Ice? I only get ice from my fridge........lol....

Just kidding. For people living where frozen precipitation occurs, your idea is a great one.

B


----------



## Ramblin Wreck (Jun 10, 2005)

Ice is rare for us too, but I keep two firewood racks full during the Winter (one on the front porch and one on the back) to avoid walking to the wood shed in inclement weather. Now if it snows, I look for an excuse to fall into it...until it freezes into a hard lump anyway.


----------



## newfieannie (Dec 24, 2006)

my that's an idea . i must look to see if they are in the stores. i'm out in the worst of weather but i have never fallen and have never had one broken bone yet but there's always a first time. course i've tumbled headlong down the stairs inside but that's my own fault for running everywhere instead of walking. mother was the same way. should have seen her run at 97. lol ~Georgia.


----------



## willowworker (Dec 4, 2010)

I use YAKTRAX Pro. Have used them for several years. Love them. We get lots of ice during the winter, along with the snow..... However, when on glare ice you still need to be cautious, especially us older folks. I have never fallen, buy still go easy. I also have an old ski pole or 2 around, or a walking stick with rubber tip.


----------



## sunflower-n-ks (Aug 7, 2006)

I have some YAKTRAX also. They work great and can be used on any pair of shoes or boots. 
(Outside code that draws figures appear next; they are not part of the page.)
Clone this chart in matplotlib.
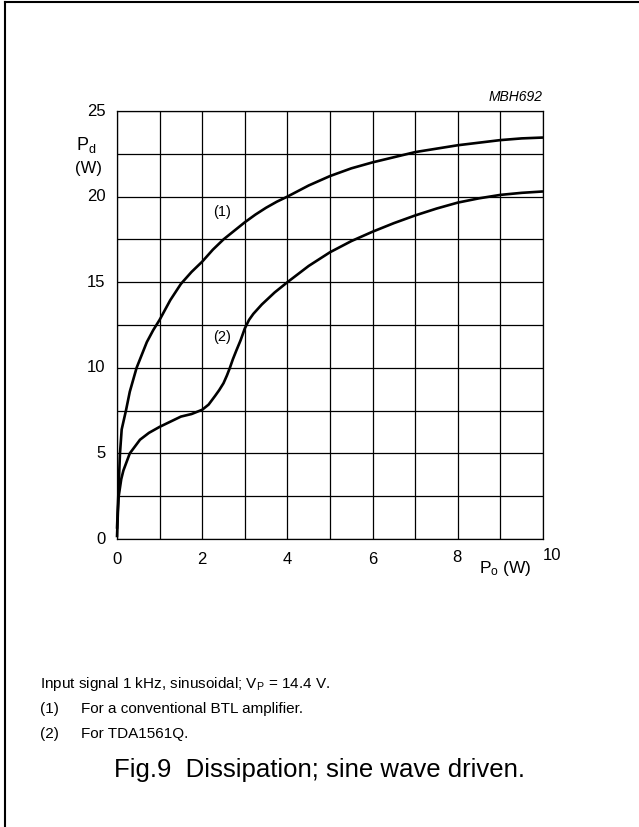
import matplotlib
matplotlib.use('Agg')
import matplotlib.pyplot as plt
from matplotlib.lines import Line2D

plt.rcParams['font.family'] = 'Liberation Sans'
plt.rcParams['mathtext.fontset'] = 'custom'
plt.rcParams['mathtext.rm'] = 'Liberation Sans'
plt.rcParams['mathtext.it'] = 'Liberation Sans:italic'

# curve (1): conventional BTL amplifier
po_1 = [0.0, 0.03, 0.07, 0.11, 0.21, 0.3, 0.46, 0.7, 0.85, 1.0, 1.25, 1.5,
        1.75, 2.0, 2.25, 2.5, 2.75, 3.0, 3.25, 3.5, 3.75, 4.0, 4.5, 5.0,
        5.5, 6.0, 6.5, 7.0, 7.5, 8.0, 8.5, 9.0, 9.5, 10.0]
pd_1 = [0.6, 2.5, 5.0, 6.4, 7.5, 8.6, 10.0, 11.5, 12.2, 12.8, 13.95, 14.9,
        15.6, 16.2, 16.9, 17.5, 18.0, 18.5, 18.95, 19.35, 19.7, 20.0, 20.65,
        21.2, 21.65, 22.0, 22.3, 22.6, 22.8, 23.0, 23.15, 23.3, 23.4, 23.45]

# curve (2): TDA1561Q
po_2 = [0.0, 0.02, 0.04, 0.1, 0.15, 0.3, 0.54, 0.75, 1.0, 1.25, 1.5, 1.75,
        2.0, 2.15, 2.3, 2.4, 2.5, 2.58, 2.65, 2.72, 2.8, 2.9, 3.0, 3.1, 3.2,
        3.4, 3.7, 4.0, 4.5, 5.0, 5.5, 6.0, 6.5, 7.0, 7.5, 8.0, 8.5, 9.0,
        9.5, 10.0]
pd_2 = [0.1, 1.5, 2.5, 3.5, 4.0, 5.0, 5.8, 6.2, 6.55, 6.85, 7.15, 7.3,
        7.55, 7.85, 8.35, 8.7, 9.1, 9.55, 10.0, 10.5, 11.0, 11.6, 12.3, 12.8,
        13.15, 13.7, 14.4, 15.0, 15.95, 16.75, 17.4, 17.95, 18.45, 18.9,
        19.3, 19.65, 19.9, 20.1, 20.22, 20.3]

x_ticks = [0, 2, 4, 6, 8, 10]
y_ticks = [0, 5, 10, 15, 20, 25]

W, H = 639, 827
fig = plt.figure(figsize=(W / 100, H / 100), dpi=100)


def fx(px):
    return px / W


def fy(py):
    return 1 - py / H


ax = fig.add_axes([fx(117), fy(539), fx(543) - fx(117), fy(111) - fy(539)])
ax.set_xlim(0, 10)
ax.set_ylim(0, 25)

# grid: every 1 W horizontally, every 2.5 W vertically
for v in range(11):
    ax.axvline(v, color='black', lw=0.9, zorder=1)
for k in range(11):
    ax.axhline(k * 2.5, color='black', lw=0.9, zorder=1)
for s in ax.spines.values():
    s.set_linewidth(0.9)

ax.plot(po_1, pd_1, color='black', lw=1.9, zorder=3,
        solid_capstyle='butt', clip_on=False)
ax.plot(po_2, pd_2, color='black', lw=1.9, zorder=3,
        solid_capstyle='butt', clip_on=False)

ax.set_xticks(x_ticks)
ax.set_yticks(y_ticks)
ax.set_xticklabels([])
ax.set_yticklabels([])
ax.tick_params(length=0)

fs = 12
for t in x_ticks:
    if t == 10:
        fig.text(fx(552), fy(556), '10', ha='center', va='center', fontsize=fs)
    elif t == 8:
        fig.text(fx(457), fy(558), '8', ha='center', va='center', fontsize=fs)
    else:
        ax.text(t, -1.17, str(t), ha='center', va='center', fontsize=fs)
for t in y_ticks:
    ax.text(-0.27, t, str(t), ha='right', va='center', fontsize=fs)

ax.text(2.46, 19.1, '(1)', ha='center', va='center', fontsize=10.5)
ax.text(2.46, 11.8, '(2)', ha='center', va='center', fontsize=10.5)

fig.text(fx(543), fy(97), 'MBH692', ha='right', va='center',
         fontsize=10, style='italic')
fig.text(fx(86), fy(145), r'P$_\mathrm{d}$', ha='center', va='center',
         fontsize=13)
fig.text(fx(88), fy(168), '(W)', ha='center', va='center', fontsize=12)
fig.text(fx(505), fy(569), r'P$_\mathrm{o}$ (W)', ha='center', va='center',
         fontsize=12.5)

fn = 11
fig.text(fx(40), fy(684), r'Input signal 1 kHz, sinusoidal; V$_\mathrm{P}$ = 14.4 V.',
         ha='left', va='center', fontsize=fn)
fig.text(fx(40), fy(709), '(1)', ha='left', va='center', fontsize=fn)
fig.text(fx(81), fy(709), 'For a conventional BTL amplifier.', ha='left',
         va='center', fontsize=fn)
fig.text(fx(40), fy(734), '(2)', ha='left', va='center', fontsize=fn)
fig.text(fx(81), fy(734), 'For TDA1561Q.', ha='left', va='center', fontsize=fn)
fig.text(fx(320), fy(770), 'Fig.9  Dissipation; sine wave driven.',
         ha='center', va='center', fontsize=18.5)

# page frame (top and left edges)
fig.add_artist(Line2D([fx(4.5), 1], [fy(1.5), fy(1.5)], color='black', lw=1.5))
fig.add_artist(Line2D([fx(4.5), fx(4.5)], [fy(1.5), 0], color='black', lw=1.5))

fig.savefig('out.png', dpi=100)
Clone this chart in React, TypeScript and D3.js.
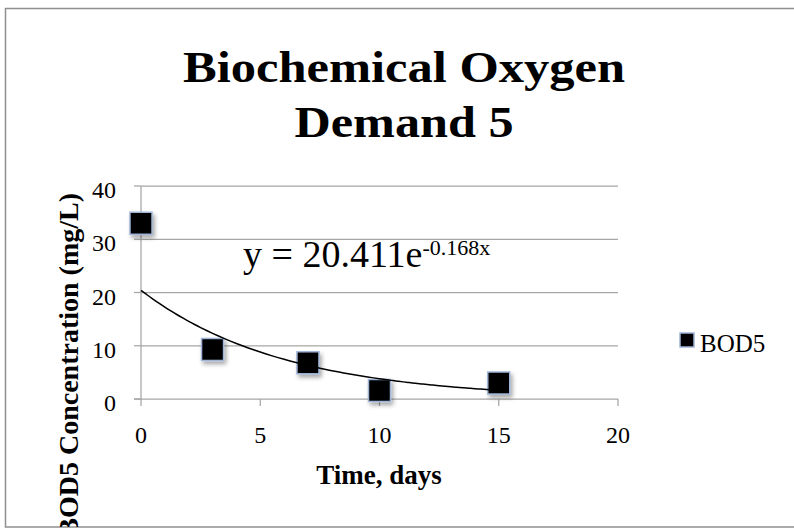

Another quick trick is to use a pair of old cotton tube socks. Just pull them on over your shoes and they do not slide. I have used those and once when I COULD NOT get up a slight upgrade to my door on sheer ice, I took off my shoes and was able to walk with no problem. I was wearing cotton socks. Would not want to do that leaving the house though and have to wear wet socks for a while.


----------



## Durgan (Dec 17, 2011)

willowworker said:


> I use YAKTRAX Pro. Have used them for several years. Love them. We get lots of ice during the winter, along with the snow..... However, when on glare ice you still need to be cautious, especially us older folks. I have never fallen, buy still go easy. I also have an old ski pole or 2 around, or a walking stick with rubber tip.


I tested the basic three types in recent years. The three types are bolt type studs, rivet type suds,and the spring crossed type.

All function in some conditions, but the rivet type wins hands down on all surfaces. The bolt type is slightly less effective.

The Yaktrax were the worst, since I have a terrazzo floor where I put them on and slipped severely. They are fine on hard snow but on smooth ice, the most dangerous, slipping is highly likely, even worse if there is a slight icy slope.


----------